Materials Characterization studies
Informatics- and Computational-Inspired Materials for Solar Hydrogen: Synthesis and Characterization
Providing enough energy to power the planet and at the same time reduce CO2 emissions is one of the biggest challenges of our time. Among several technologies considered, hydrogen production via photoelectrochemical (PEC) (direct solar) water splitting seems to be one of the most promising, as it uses an abundant energy source to produce a clean fuel. However, the main challenge of practical implementation of this technology is finding a material that will satisfy a number of requirements including a direct band gap between 1.7 eV and 2.2 eV, band edges that straddle H2/O2 redox potentials, and high corrosion stability.

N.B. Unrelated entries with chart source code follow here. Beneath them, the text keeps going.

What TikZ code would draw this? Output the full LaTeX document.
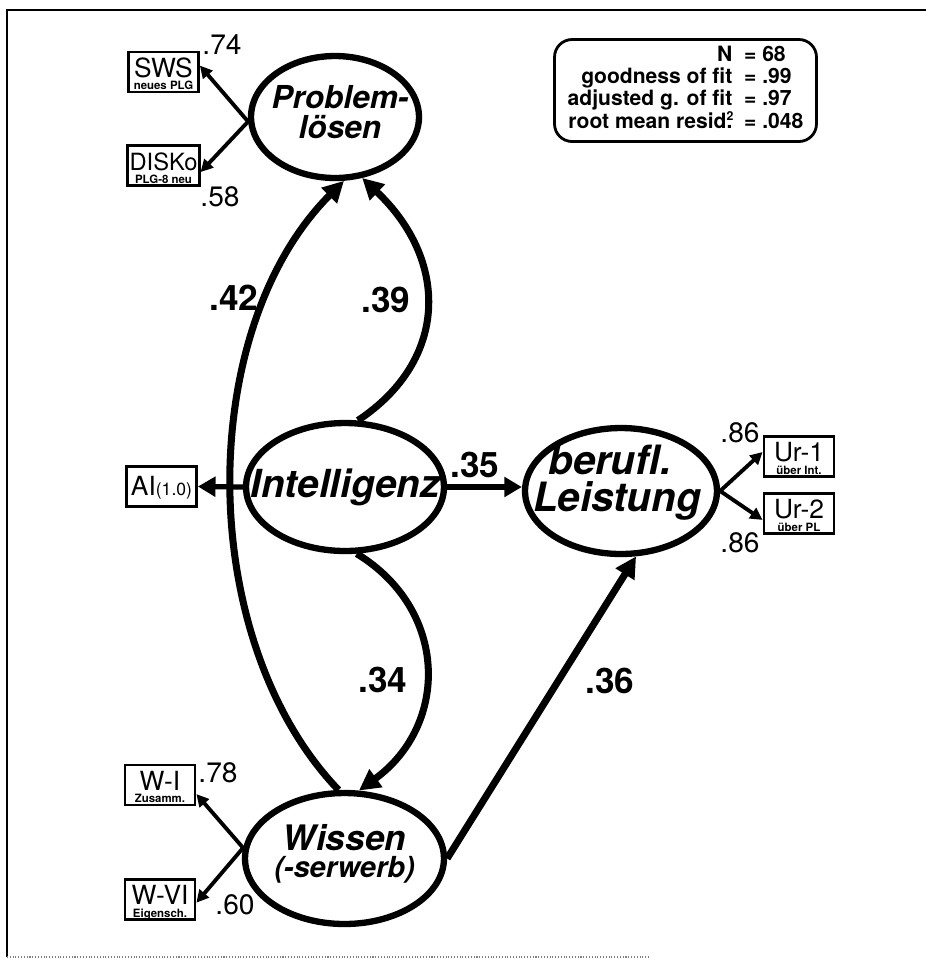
\documentclass[tikz,border=0pt]{standalone}
\usepackage{fontspec}
\setmainfont{TeX Gyre Heros}
\usetikzlibrary{shapes.geometric,arrows.meta,positioning}

\begin{document}
\begin{tikzpicture}[x=0.02cm, y=-0.02cm, thick,
    latent/.style={draw, ellipse, line width=3.6pt, inner sep=0pt},
    lattext/.style={align=center, inner sep=0pt},
    obs/.style={draw, rectangle, line width=1.6pt, inner sep=1pt, minimum width=1.4cm, minimum height=0.8cm,
        text height=10.8pt, text depth=5pt, font=\fontsize{15}{15}\selectfont},
    sublbl/.style={anchor=south, inner sep=1.2pt, text height=4.7pt, text depth=0.6pt, font=\bfseries\fontsize{6.5}{6.5}\selectfont},
    coef/.style={font=\bfseries\fontsize{20}{20}\selectfont, inner sep=0pt},
    load/.style={font=\fontsize{16}{16}\selectfont, inner sep=0pt},
    cov/.style={line width=4pt, -{Triangle[length=12pt, width=12pt]}},
    reg/.style={line width=3pt, -{Triangle[length=10pt, width=11pt]}},
    ind/.style={line width=2.2pt, -{Triangle[length=7pt, width=7pt]}}]
        \useasboundingbox (0,0) rectangle (926,965);
        % Frame
        \draw[line width=1.2pt] (926,10) -- (7,10) -- (7,957);
        \draw[line width=0.6pt, gray, densely dotted] (7,957) -- (650,957);

        % Nodes
        \node[latent, minimum width=3.36cm, minimum height=2.44cm,
            label={[lattext, font=\bfseries\itshape\fontsize{18}{17.5}\selectfont, xshift=0.1cm, yshift=0.1cm]center:{Problem-\\lösen}}] (prob) at (335,117) {};
        \node[latent, minimum width=3.96cm, minimum height=2.56cm,
            label={[lattext, font=\bfseries\itshape\fontsize{22}{22}\selectfont]center:Intelligenz}] (intel) at (345,487) {};
        \node[latent, minimum width=3.84cm, minimum height=2.52cm,
            label={[lattext, font=\bfseries\itshape\fontsize{23}{21}\selectfont, xshift=-0.08cm, yshift=0.16cm]center:{berufl.\kern0.28cm\\Leistung}}] (leist) at (621,491) {};
        \node[latent, minimum width=3.98cm, minimum height=2.62cm,
            label={[lattext, font=\bfseries\itshape\fontsize{20}{15.4}\selectfont, yshift=0.09cm]center:{Wissen\\{\fontsize{16.5}{15.4}\selectfont(-serwerb)}}}] (wiss) at (344.5,858.5) {};

        \node[obs, label={[sublbl]south:neues PLG}] (sws) at (163.5,72) {SWS};
        \node[obs, font=\fontsize{13.5}{13.5}\selectfont, label={[sublbl]south:PLG-8 neu}] (disko) at (163.5,165.5) {DISKo};
        \node[obs, text depth=0pt] (ai) at (161.5,486.5) {AI{\fontsize{10}{10}\selectfont(1.0)}};
        \node[obs, label={[sublbl]south:über Int.}] (ur1) at (799,456.5) {Ur-1};
        \node[obs, label={[sublbl]south:über PL}] (ur2) at (799,513.5) {Ur-2};
        \node[obs, label={[sublbl]south:Zusamm.}] (wi) at (160,785) {W-I};
        \node[obs, label={[sublbl]south:Eigensch.}] (wvi) at (160,899.5) {W-VI};

        \node[draw, rounded corners=10pt, line width=1.6pt, minimum width=5.24cm, minimum height=2.04cm, inner sep=0pt,
            font=\bfseries\fontsize{12}{12}\selectfont] (stats) at (685.5,90.5)
            {\begin{tabular}{@{}r@{\ \ }l@{}}
                N & = 68\\
                goodness of fit\ & = .99\\
                adjusted g. of fit & = .97\\
                root mean resid\rlap{\raisebox{0.4em}{\fontsize{7}{7}\selectfont 2}}. & = .048
            \end{tabular}};

        % Coefficients
        \node[coef] (c42) at (234,298) {.42};
        \node[coef] (c39) at (386,300) {.39};
        \node[coef] (c34) at (383,680) {.34};
        \node[coef] (c36) at (610,681) {.36};
        \node[coef] (c35) at (475,465) {.35};
        \node[load] (l74) at (222,45) {.74};
        \node[load] (l58) at (220,197) {.58};
        \node[load] (l86a) at (740,433) {.86};
        \node[load] (l86b) at (740,543) {.86};
        \node[load] (l78) at (218,773) {.78};
        \node[load] (l60) at (235,905) {.60};

        % Edges
        \draw[ind] (prob.183) -- (sws.10);
        \draw[ind] (prob.183) -- (disko.-10);
        \draw[reg] (intel.west) -- (ai.east);
        \draw[reg] (intel.east) -- (intel.east -| leist.west);
        \draw[ind] (leist.east) -- (ur1.173);
        \draw[ind] (leist.east) -- (ur2.190);
        \draw[ind] (wiss.174) -- (wi.-14);
        \draw[ind] (wiss.174) -- (wvi.-5);
        \draw[cov] (wiss.95) .. controls (195,640) and (195,330) .. (prob.-82);
        \draw[cov] (intel.79) .. controls (449,360) and (449,260) .. (prob.-66);
        \draw[cov] (intel.-80) .. controls (449,610) and (449,725) .. (wiss.78);
        \draw[cov] (wiss.east) -- (leist.-77);
    \end{tikzpicture}
\end{document}
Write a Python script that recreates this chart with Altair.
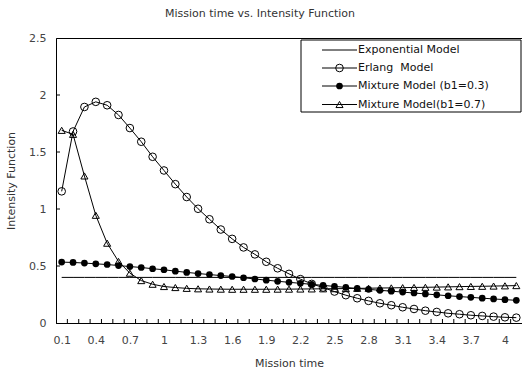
import altair as alt
import pandas as pd

# ---- data ----
mission_time = [0.1, 0.2, 0.3, 0.4, 0.5, 0.6, 0.7, 0.8, 0.9, 1.0,
                1.1, 1.2, 1.3, 1.4, 1.5, 1.6, 1.7, 1.8, 1.9, 2.0,
                2.1, 2.2, 2.3, 2.4, 2.5, 2.6, 2.7, 2.8, 2.9, 3.0,
                3.1, 3.2, 3.3, 3.4, 3.5, 3.6, 3.7, 3.8, 3.9, 4.0, 4.1]

exponential = [0.4, 0.4, 0.4, 0.4, 0.4, 0.4, 0.4, 0.4, 0.4, 0.4,
               0.4, 0.4, 0.4, 0.4, 0.4, 0.4, 0.4, 0.4, 0.4, 0.4,
               0.4, 0.4, 0.4, 0.4, 0.4, 0.4, 0.4, 0.4, 0.4, 0.4,
               0.4, 0.4, 0.4, 0.4, 0.4, 0.4, 0.4, 0.4, 0.4, 0.4, 0.4]

erlang = [1.155, 1.68, 1.895, 1.94, 1.91, 1.825, 1.71, 1.59, 1.458, 1.338,
          1.218, 1.105, 1.002, 0.91, 0.82, 0.738, 0.663, 0.602, 0.537, 0.48,
          0.431, 0.385, 0.343, 0.311, 0.276, 0.244, 0.217, 0.194, 0.173, 0.156,
          0.138, 0.123, 0.108, 0.097, 0.085, 0.077, 0.068, 0.062, 0.056, 0.05, 0.047]

mixture_03 = [0.534, 0.531, 0.526, 0.519, 0.513, 0.504, 0.495, 0.487, 0.476, 0.467,
              0.455, 0.444, 0.434, 0.425, 0.416, 0.408, 0.397, 0.386, 0.376, 0.366,
              0.357, 0.348, 0.339, 0.330, 0.321, 0.312, 0.303, 0.295, 0.287, 0.279,
              0.271, 0.263, 0.255, 0.247, 0.239, 0.232, 0.225, 0.218, 0.211, 0.205, 0.199]

mixture_07 = [1.69, 1.655, 1.29, 0.945, 0.70, 0.54, 0.437, 0.372, 0.34, 0.32,
              0.311, 0.304, 0.300, 0.298, 0.297, 0.296, 0.296, 0.296, 0.296, 0.297,
              0.297, 0.298, 0.299, 0.300, 0.301, 0.302, 0.304, 0.305, 0.307, 0.308,
              0.310, 0.312, 0.313, 0.315, 0.317, 0.319, 0.321, 0.322, 0.324, 0.326, 0.328]

series_names = ["Exponential Model", "\u00a0Erlang\u00a0\u00a0Model",
                "Mixture Model (b1=0.3)", "Mixture Model(b1=0.7)"]

x_tick_labels = [0.1, 0.4, 0.7, 1.0, 1.3, 1.6, 1.9, 2.2, 2.5, 2.8, 3.1, 3.4, 3.7, 4.0]
y_tick_labels = [0, 0.5, 1.0, 1.5, 2.0, 2.5]

FONT = "DejaVu Sans"
W, H = 466, 285

rows = []
for key, vals in [("exp", exponential), ("erl", erlang), ("m3", mixture_03), ("m7", mixture_07)]:
    for xv, yv in zip(mission_time, vals):
        rows.append({"s": key, "x": xv, "y": yv})
df = pd.DataFrame(rows)

xscale = alt.Scale(domain=[0.05, 4.15], nice=False, zero=False)
yscale = alt.Scale(domain=[0, 2.5], nice=False)

xaxis = alt.Axis(values=x_tick_labels, format=".1~f", ticks=False, tickSize=0,
                 labelPadding=11, title="Mission time", titlePadding=12,
                 grid=False, domainColor="black", labelFlush=False)
yaxis = alt.Axis(values=y_tick_labels, format=".1~f", ticks=False, tickSize=0,
                 labelPadding=10, title="Intensity Function", titlePadding=12,
                 grid=False, domainColor="black")

X = alt.X("x:Q", scale=xscale, axis=xaxis)
Y = alt.Y("y:Q", scale=yscale, axis=yaxis)

base = alt.Chart(df)


def series_line(key):
    return base.transform_filter(alt.datum.s == key).mark_line(
        color="black", strokeWidth=1).encode(x=X, y=Y)


def series_points(key, shape, filled, size):
    return base.transform_filter(alt.datum.s == key).mark_point(
        shape=shape, filled=filled, color="black", strokeWidth=1, size=size,
        opacity=1).encode(x=X, y=Y)


MK_ERL = ("circle", False, 58)
MK_M3 = ("circle", True, 45)
MK_M7 = ("triangle-up", False, 50)

layers = [
    series_line("exp"),
    series_line("erl"),
    series_points("erl", *MK_ERL),
    series_line("m3"),
    series_points("m3", *MK_M3),
    series_line("m7"),
    series_points("m7", *MK_M7),
]

# inward tick marks at category boundaries (x) and at label values (y)
bounds = [(a + b) / 2 for a, b in zip(mission_time[:-1], mission_time[1:])]
tick_df = pd.DataFrame({"x": bounds})
layers.append(alt.Chart(tick_df).mark_rule(color="black", strokeWidth=1).encode(
    x=X, y=alt.value(H), y2=alt.value(H - 4)))
ytick_df = pd.DataFrame({"y": y_tick_labels[1:-1]})
layers.append(alt.Chart(ytick_df).mark_rule(color="black", strokeWidth=1).encode(
    y=Y, x=alt.value(0), x2=alt.value(4)))

# legend box
one = pd.DataFrame({"a": [0]})
LX0, LX1, LY0, LY1 = 245, 465, 2, 74
layers.append(alt.Chart(one).mark_rect(fill="white", stroke="black", strokeWidth=1).encode(
    x=alt.value(LX0), x2=alt.value(LX1), y=alt.value(LY0), y2=alt.value(LY1)))

legend_rows = [12, 30, 48, 66.5]
legend_marker = [None, MK_ERL, MK_M3, MK_M7]
for name, ly, mk in zip(series_names, legend_rows, legend_marker):
    layers.append(alt.Chart(one).mark_rule(color="black", strokeWidth=1).encode(
        x=alt.value(266), x2=alt.value(301), y=alt.value(ly)))
    if mk is not None:
        layers.append(alt.Chart(one).mark_point(
            shape=mk[0], filled=mk[1], color="black", strokeWidth=1, size=mk[2], opacity=1).encode(
            x=alt.value(283.5), y=alt.value(ly)))
    layers.append(alt.Chart(one).mark_text(
        align="left", baseline="middle", font=FONT, fontSize=11, color="#111").encode(
        x=alt.value(302), y=alt.value(ly), text=alt.value(name)))

chart = alt.layer(*layers).properties(
    width=W, height=H,
    title=alt.TitleParams("Mission time vs. Intensity Function", font=FONT, fontSize=11,
                          fontWeight="normal", color="#333", anchor="middle",
                          offset=13, dx=-29),
    autosize=alt.AutoSizeParams(type="none"),
    padding={"left": 56, "top": 38, "right": 0, "bottom": 48},
).configure_view(
    stroke="black", strokeWidth=1
).configure_axis(
    labelFont=FONT, titleFont=FONT, labelFontSize=11, titleFontSize=11,
    labelColor="#444", titleColor="#333", titleFontWeight="normal"
)

chart.save("out.html", embed_options={"renderer": "svg", "actions": False})
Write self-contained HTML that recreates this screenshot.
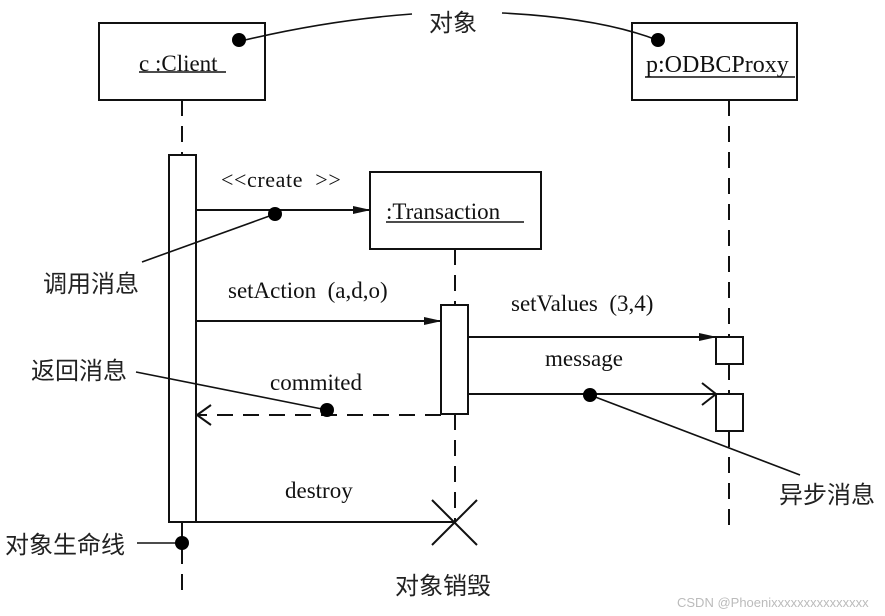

Currently, the Conn Center is involved in a multi-institutional collaboration on the discovery and development of promising PEC materials. The discovery of these materials is done through an extensive computational modeling and high throughput statistical analysis followed by the experimental verification. The experimental part of the project will involve an undergraduate student to assist the Conn Center's Materials Characterization group in the synthesis and characterization of materials identified by the computational and informatics methods. Experimental methods will include (but will not be limited to) high-pressure synthesis using diamond anvil cells and photoluminescence and Raman spectroscopy.
In situ Heating TEM Studies of Advanced Energy Materials
Advanced materials play an increasingly important role in the development of renewable energy solutions and a variety of nanoscale technologies. The development of advanced materials takes place at the interfaces between: (1) design (modeling); (2) fabrication (processing); and (3) characterization. Traditionally, the characterization has been a post-fabrication, ex situ, process. However, in recent years, the rapid development of research instrumentation has enabled an increasing number of in situ techniques, where real time observations of the interplay between processing and material properties are possible. In this project, systematic in situ heating experiments of a number of advanced energy-related materials will be conducted in the transmission electron microscope (TEM). The real time changes of material properties will be monitored as a function of annealing temperature and/or time to provide feedback for better material design. An example study will involve in situ heating experiments of palladium-based nanoparticles, which are used for high-temperature applications such as combustion catalysts or automotive emission catalysts. The effectiveness of these catalysts depends on the size and shape of nanoparticles. Therefore, our in situ TEM heating experiments will focus on (1) shape transformations and (2) thermal stability of these Pd-based metallic nanoparticles. The project will involve an undergraduate student to assist the group in conducting these experiments and data analysis. In particular, the student will quantify the shape and size distributions of nanoparticles and correlate them with experimental conditions such as annealing temperatures and times, as well initial nanoparticle size and distributions.